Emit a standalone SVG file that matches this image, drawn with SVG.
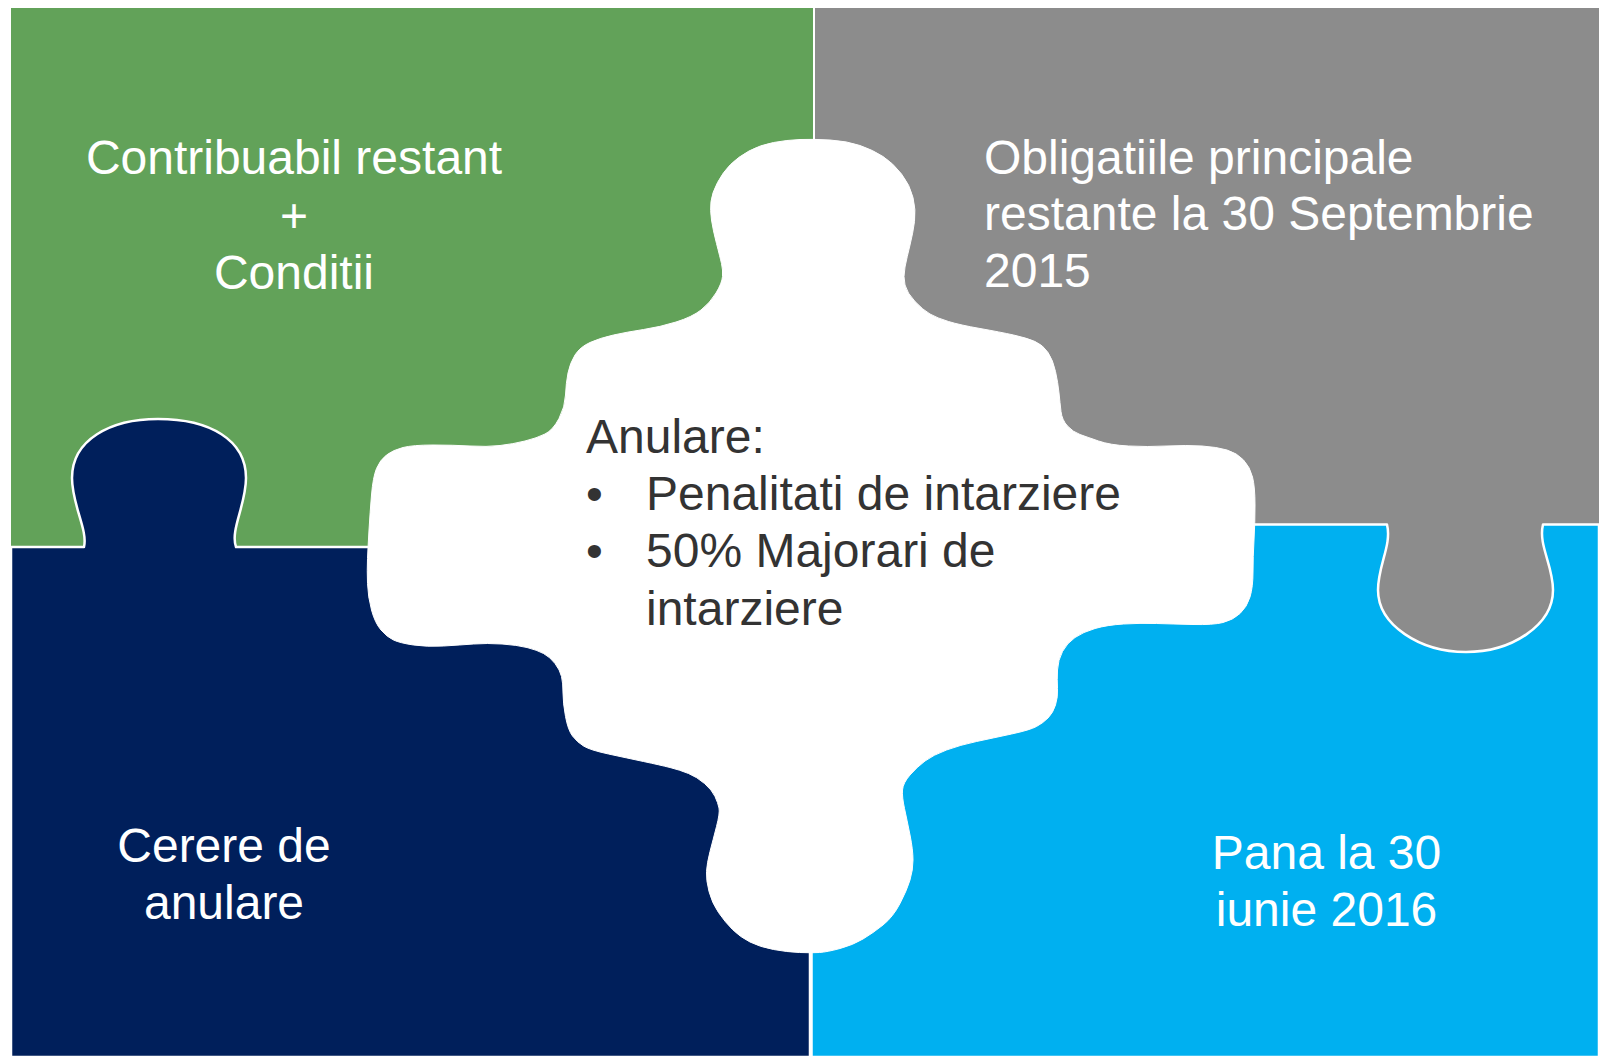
<svg xmlns="http://www.w3.org/2000/svg" width="1599" height="1057" viewBox="0 0 1599 1057">
<style>
  .lbl { font-family: "Liberation Sans", Arial, sans-serif; font-size: 48px; fill: #FFFFFF; }
  .mid { font-family: "Liberation Sans", Arial, sans-serif; font-size: 48px; fill: #333333; }
  .edge { stroke: #FFFFFF; stroke-width: 2.5; stroke-linejoin: round; }
</style>
<rect x="0" y="0" width="1599" height="1057" fill="#FFFFFF"/>
<g id="piece-green">
  <rect x="11" y="8" width="802" height="539" fill="#62A259"/>
  <text class="lbl" text-anchor="middle"><tspan x="294" y="174">Contribuabil restant</tspan><tspan x="294" y="231.5">+</tspan><tspan x="294" y="289">Conditii</tspan></text>
</g>
<g id="piece-gray">
  <path fill="#8C8C8C" d="M 815 8 L 1599 8 L 1599 524.5 L 1543 524.5 C 1538 545 1553 565 1553 590 C 1553 625 1512 652 1466 652 C 1420 652 1378 625 1378 590 C 1378 565 1392 545 1387 524.5 L 815 524.5 Z"/>
  <text class="lbl"><tspan x="984" y="173.5">Obligatiile principale</tspan><tspan x="984" y="230">restante la 30 Septembrie</tspan><tspan x="984" y="287">2015</tspan></text>
</g>
<g id="piece-navy">
  <path class="edge" fill="#001F5B" d="M 11 547 L 84 547 C 88 530 72 505 72 478 C 72 440 110 419 158 419 C 210 419 246 440 246 478 C 246 505 230 530 236 547 L 810 547 L 810 1057 L 11 1057 Z"/>
  <text class="lbl" text-anchor="middle"><tspan x="224" y="862">Cerere de</tspan><tspan x="224" y="919">anulare</tspan></text>
</g>
<g id="piece-blue">
  <path class="edge" fill="#00B0F0" d="M 811.5 524.5 L 1387 524.5 C 1392 545 1378 565 1378 590 C 1378 625 1420 652 1466 652 C 1512 652 1553 625 1553 590 C 1553 565 1538 545 1543 524.5 L 1599 524.5 L 1599 1057 L 811.5 1057 Z"/>
  <text class="lbl" text-anchor="middle"><tspan x="1326.5" y="868.5">Pana la 30</tspan><tspan x="1326.5" y="926">iunie 2016</tspan></text>
</g>
<g id="piece-center">
  <path fill="#FFFFFF" stroke="#FFFFFF" stroke-width="1" d="M 643.5 329.5 Q 660 327 676 322 Q 692 317 701 310 Q 710 303 716 293 Q 722 283 722.5 276.5 Q 723 270 721.5 263.5 Q 720 257 716.5 243.5 Q 713 230 711.5 220 Q 710 210 711 201.5 Q 712 193 717.5 182.5 Q 723 172 730.5 164.5 Q 738 157 749 151 Q 760 145 773.5 142.5 Q 787 140 800 139.5 Q 813 139 830 140 Q 847 141 860 145.5 Q 873 150 883 156.5 Q 893 163 901.5 174 Q 910 185 913 197.5 Q 916 210 914.5 221.5 Q 913 233 910 245 Q 907 257 905 267 Q 903 277 905 285 Q 907 293 915 301.5 Q 923 310 930 314 Q 937 318 948.5 321.5 Q 960 325 980 328.5 Q 1000 332 1013.5 335 Q 1027 338 1035 341.5 Q 1043 345 1048 352.5 Q 1053 360 1055.5 371.5 Q 1058 383 1059 393 Q 1060 403 1061 411.5 Q 1062 420 1067.5 426 Q 1073 432 1080 434.5 Q 1087 437 1098.5 441 Q 1110 445 1128.5 446 Q 1147 447 1167 446 Q 1187 445 1202 446 Q 1217 447 1227 450 Q 1237 453 1243.5 460 Q 1250 467 1252.5 477 Q 1255 487 1255 505 Q 1255 523 1254 540 Q 1253 557 1253 572 Q 1253 587 1250 597 Q 1247 607 1240 613.5 Q 1233 620 1223 622.5 Q 1213 625 1193 624.5 Q 1173 624 1156.5 623.5 Q 1140 623 1123.5 624 Q 1107 625 1095 628.5 Q 1083 632 1075 637.5 Q 1067 643 1062.5 651.5 Q 1058 660 1057.5 670 Q 1057 680 1057.5 688.5 Q 1058 697 1055.5 705 Q 1053 713 1048 718 Q 1043 723 1036.5 726.5 Q 1030 730 1011.5 734 Q 993 738 976.5 741.5 Q 960 745 946.5 750 Q 933 755 925 761 Q 917 767 910 775 Q 903 783 902.5 790 Q 902 797 904.5 808.5 Q 907 820 910 835 Q 913 850 913 860 Q 913 870 910 880 Q 907 890 900 903.5 Q 893 917 883 925 Q 873 933 863 939 Q 853 945 840 948.5 Q 827 952 819.5 952.5 Q 812 953 799.5 952.5 Q 787 952 773.5 949.5 Q 760 947 750 942 Q 740 937 732.5 929.5 Q 725 922 718.5 912.5 Q 712 903 709 891.5 Q 706 880 706.5 871.5 Q 707 863 710 851.5 Q 713 840 716.5 826.5 Q 720 813 719 808 Q 718 803 715 796.5 Q 712 790 704.5 783.5 Q 697 777 688.5 773.5 Q 680 770 670 767.5 Q 660 765 643.5 761.5 Q 627 758 608.5 754 Q 590 750 583.5 746 Q 577 742 572.5 736 Q 568 730 565.5 716.5 Q 563 703 563 693 Q 563 683 561.5 676.5 Q 560 670 555 663.5 Q 550 657 543.5 653.5 Q 537 650 527 647.5 Q 517 645 502 644 Q 487 643 473.5 644 Q 460 645 443.5 646 Q 427 647 413.5 645 Q 400 643 393.5 640 Q 387 637 381 630 Q 375 623 371.5 610 Q 368 597 367.5 583.5 Q 367 570 367.5 558.5 Q 368 547 369 530 Q 370 513 371.5 495 Q 373 477 376.5 468.5 Q 380 460 386.5 455 Q 393 450 403 447.5 Q 413 445 433 445 Q 453 445 470 446 Q 487 447 500 445.5 Q 513 444 525 441 Q 537 438 545 434 Q 553 430 559 418.5 Q 565 407 565.5 395 Q 566 383 568 373 Q 570 363 575 355 Q 580 347 590 342.5 Q 600 338 613.5 335 Q 627 332 643.5 329.5 Z"/>
  <text class="mid"><tspan x="586" y="453">Anulare:</tspan><tspan x="586" y="510">•</tspan><tspan x="646" y="510">Penalitati de intarziere</tspan><tspan x="586" y="567">•</tspan><tspan x="646" y="567">50% Majorari de</tspan><tspan x="646" y="624.5">intarziere</tspan></text>
</g>
<g id="connectors"/>
</svg>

# YOUR INSTRUCTIONS
Every line should be retyped exactly, with the pictures omitted.

# RIGHT ANSWER
Emit a standalone SVG file that matches this image, drawn with SVG.
<svg xmlns="http://www.w3.org/2000/svg" width="1599" height="1057" viewBox="0 0 1599 1057">
<style>
  .lbl { font-family: "Liberation Sans", Arial, sans-serif; font-size: 48px; fill: #FFFFFF; }
  .mid { font-family: "Liberation Sans", Arial, sans-serif; font-size: 48px; fill: #333333; }
  .edge { stroke: #FFFFFF; stroke-width: 2.5; stroke-linejoin: round; }
</style>
<rect x="0" y="0" width="1599" height="1057" fill="#FFFFFF"/>
<g id="piece-green">
  <rect x="11" y="8" width="802" height="539" fill="#62A259"/>
  <text class="lbl" text-anchor="middle"><tspan x="294" y="174">Contribuabil restant</tspan><tspan x="294" y="231.5">+</tspan><tspan x="294" y="289">Conditii</tspan></text>
</g>
<g id="piece-gray">
  <path fill="#8C8C8C" d="M 815 8 L 1599 8 L 1599 524.5 L 1543 524.5 C 1538 545 1553 565 1553 590 C 1553 625 1512 652 1466 652 C 1420 652 1378 625 1378 590 C 1378 565 1392 545 1387 524.5 L 815 524.5 Z"/>
  <text class="lbl"><tspan x="984" y="173.5">Obligatiile principale</tspan><tspan x="984" y="230">restante la 30 Septembrie</tspan><tspan x="984" y="287">2015</tspan></text>
</g>
<g id="piece-navy">
  <path class="edge" fill="#001F5B" d="M 11 547 L 84 547 C 88 530 72 505 72 478 C 72 440 110 419 158 419 C 210 419 246 440 246 478 C 246 505 230 530 236 547 L 810 547 L 810 1057 L 11 1057 Z"/>
  <text class="lbl" text-anchor="middle"><tspan x="224" y="862">Cerere de</tspan><tspan x="224" y="919">anulare</tspan></text>
</g>
<g id="piece-blue">
  <path class="edge" fill="#00B0F0" d="M 811.5 524.5 L 1387 524.5 C 1392 545 1378 565 1378 590 C 1378 625 1420 652 1466 652 C 1512 652 1553 625 1553 590 C 1553 565 1538 545 1543 524.5 L 1599 524.5 L 1599 1057 L 811.5 1057 Z"/>
  <text class="lbl" text-anchor="middle"><tspan x="1326.5" y="868.5">Pana la 30</tspan><tspan x="1326.5" y="926">iunie 2016</tspan></text>
</g>
<g id="piece-center">
  <path fill="#FFFFFF" stroke="#FFFFFF" stroke-width="1" d="M 643.5 329.5 Q 660 327 676 322 Q 692 317 701 310 Q 710 303 716 293 Q 722 283 722.5 276.5 Q 723 270 721.5 263.5 Q 720 257 716.5 243.5 Q 713 230 711.5 220 Q 710 210 711 201.5 Q 712 193 717.5 182.5 Q 723 172 730.5 164.5 Q 738 157 749 151 Q 760 145 773.5 142.5 Q 787 140 800 139.5 Q 813 139 830 140 Q 847 141 860 145.5 Q 873 150 883 156.5 Q 893 163 901.5 174 Q 910 185 913 197.5 Q 916 210 914.5 221.5 Q 913 233 910 245 Q 907 257 905 267 Q 903 277 905 285 Q 907 293 915 301.5 Q 923 310 930 314 Q 937 318 948.5 321.5 Q 960 325 980 328.5 Q 1000 332 1013.5 335 Q 1027 338 1035 341.5 Q 1043 345 1048 352.5 Q 1053 360 1055.5 371.5 Q 1058 383 1059 393 Q 1060 403 1061 411.5 Q 1062 420 1067.5 426 Q 1073 432 1080 434.5 Q 1087 437 1098.5 441 Q 1110 445 1128.5 446 Q 1147 447 1167 446 Q 1187 445 1202 446 Q 1217 447 1227 450 Q 1237 453 1243.5 460 Q 1250 467 1252.5 477 Q 1255 487 1255 505 Q 1255 523 1254 540 Q 1253 557 1253 572 Q 1253 587 1250 597 Q 1247 607 1240 613.5 Q 1233 620 1223 622.5 Q 1213 625 1193 624.5 Q 1173 624 1156.5 623.5 Q 1140 623 1123.5 624 Q 1107 625 1095 628.5 Q 1083 632 1075 637.5 Q 1067 643 1062.5 651.5 Q 1058 660 1057.5 670 Q 1057 680 1057.5 688.5 Q 1058 697 1055.5 705 Q 1053 713 1048 718 Q 1043 723 1036.5 726.5 Q 1030 730 1011.5 734 Q 993 738 976.5 741.5 Q 960 745 946.5 750 Q 933 755 925 761 Q 917 767 910 775 Q 903 783 902.5 790 Q 902 797 904.5 808.5 Q 907 820 910 835 Q 913 850 913 860 Q 913 870 910 880 Q 907 890 900 903.5 Q 893 917 883 925 Q 873 933 863 939 Q 853 945 840 948.5 Q 827 952 819.5 952.5 Q 812 953 799.5 952.5 Q 787 952 773.5 949.5 Q 760 947 750 942 Q 740 937 732.5 929.5 Q 725 922 718.5 912.5 Q 712 903 709 891.5 Q 706 880 706.5 871.5 Q 707 863 710 851.5 Q 713 840 716.5 826.5 Q 720 813 719 808 Q 718 803 715 796.5 Q 712 790 704.5 783.5 Q 697 777 688.5 773.5 Q 680 770 670 767.5 Q 660 765 643.5 761.5 Q 627 758 608.5 754 Q 590 750 583.5 746 Q 577 742 572.5 736 Q 568 730 565.5 716.5 Q 563 703 563 693 Q 563 683 561.5 676.5 Q 560 670 555 663.5 Q 550 657 543.5 653.5 Q 537 650 527 647.5 Q 517 645 502 644 Q 487 643 473.5 644 Q 460 645 443.5 646 Q 427 647 413.5 645 Q 400 643 393.5 640 Q 387 637 381 630 Q 375 623 371.5 610 Q 368 597 367.5 583.5 Q 367 570 367.5 558.5 Q 368 547 369 530 Q 370 513 371.5 495 Q 373 477 376.5 468.5 Q 380 460 386.5 455 Q 393 450 403 447.5 Q 413 445 433 445 Q 453 445 470 446 Q 487 447 500 445.5 Q 513 444 525 441 Q 537 438 545 434 Q 553 430 559 418.5 Q 565 407 565.5 395 Q 566 383 568 373 Q 570 363 575 355 Q 580 347 590 342.5 Q 600 338 613.5 335 Q 627 332 643.5 329.5 Z"/>
  <text class="mid"><tspan x="586" y="453">Anulare:</tspan><tspan x="586" y="510">•</tspan><tspan x="646" y="510">Penalitati de intarziere</tspan><tspan x="586" y="567">•</tspan><tspan x="646" y="567">50% Majorari de</tspan><tspan x="646" y="624.5">intarziere</tspan></text>
</g>
<g id="connectors"/>
</svg>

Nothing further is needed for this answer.